Caistor in Roman times was a regional centre
The once-bustling regional centre, Caistor Roman Town, is now relatively unknown and classed by many as one of Norfolk's forgotten treasures.
But this could change after a public consultation process which was started by South Norfolk Council on Thursday.
In the 1930s excavations in Caistor discovered a town wall, an amphitheatre, a Roman house, streets, temples and baths.
The Roman site at Caistor and the surrounding area are owned by Norfolk Archaeological Trust and supported through partnership with South Norfolk Council and other public bodies.
Now members of the public are being asked to fill in a questionnaire about if - and how - they would like to see the site improved in the future.
Following a feasibility study of the site, there are now four options for the future being put forward. They are:
Do nothing new
This would mean conserving the existing Roman walls, retaining the present car park and keeping the information panels, leaflets and guidebook.
As above but with a small information building with toilets, disabled access and enhanced site panels.
As above but with better on-site facilities and possible guided tours. A new access road to alleviate traffic flow would be considered if necessary.

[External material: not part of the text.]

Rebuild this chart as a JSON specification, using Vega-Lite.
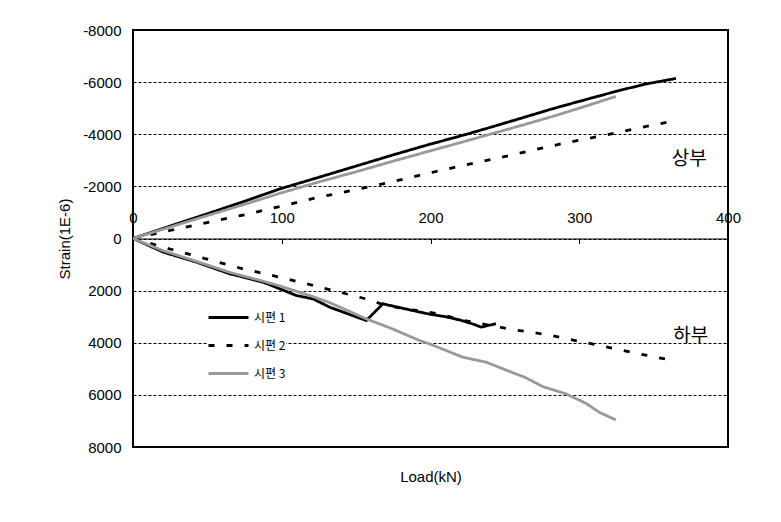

As above but with a new Visitor's Centre with exhibitions, possibly a museum, an education room and even a restaurant. There would be better facilities, relocated parking and greater opportunities for archaeological research.
People have until the middle of April to fill in the questionnaires.
Mike Bentley, the countryside and heritage officer at South Norfolk Council, said: "This consultation represents a genuine opportunity for the people of South Norfolk to have a say about a future for their heritage."